But first about how to write.. someone I used to admire once told me a little something about my writing.. And I remember it still. She said “the best thing about your writing is how you go in detail to explain everything about it.” I remember that at this moment. Because the moment I think of love I find myself looking back at my very first experience in love. And I can recollect my past experiences like a movie and tell what is wrong and what is right. It’s as if love has been the same but the people have changed. It’s as if I have been in love all 31 years of my life. (Would be nice if that were true.) And yet I make the same mistakes.
I always thought of marriage as an instituition. Perhaps because of a quote I found in my house when I grew up. My parents had this quote on a piece of wood. It used to hang in the walls of my childhood home.
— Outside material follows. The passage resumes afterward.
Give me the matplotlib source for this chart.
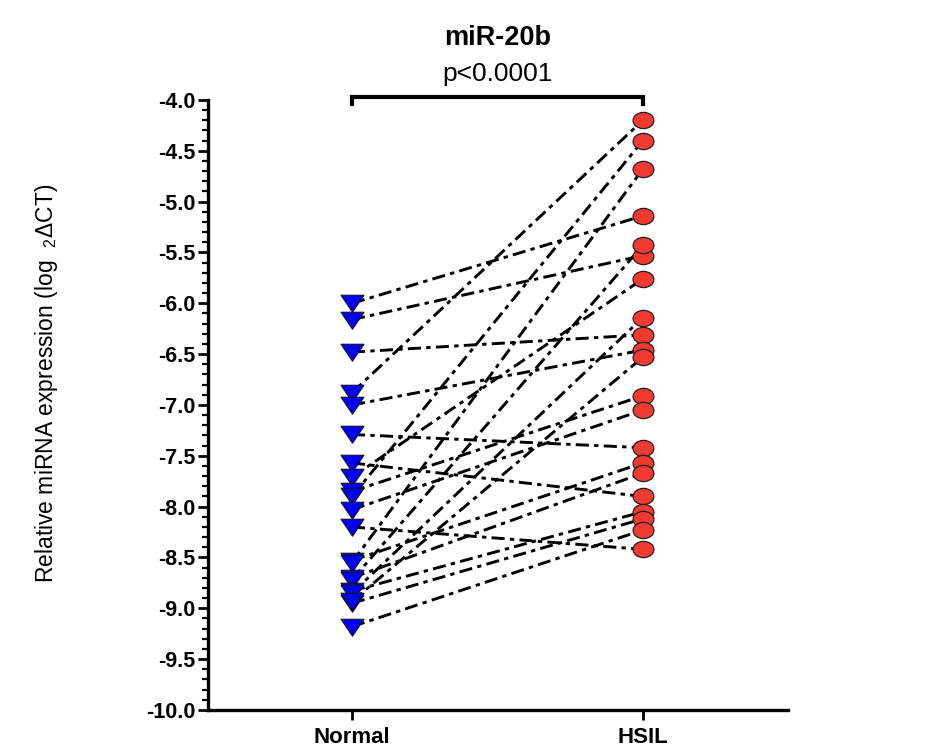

The quote said “marriage is a fine institution, but not everyone likes to live in an institution” and I have always wondered..
I am now married and no I don’t think marriage is an institution anymore. If anything I find marriage liberating. But I understand that marriage is love. Everything I learnt about love as a teenager or an adolescent or even an adult I am experiencing again in my marriage. The fights, the romance, the seperation, the pain, the care, everything about my marriage tells me how alike love and marriage are. I even find myself wondering why I did not marry for so many years before I actually did.
But like any relationship, and most importantly than all, a marriage requires a lot of sacrifice. This is the closest i have ever felt to realizing a fairy tale. God knows exactly what we want and gives us exactly that. But one should know how to read the signs. If you find an opportunity see it as a sign and grab it with both hands. Life is to be lived, not watched.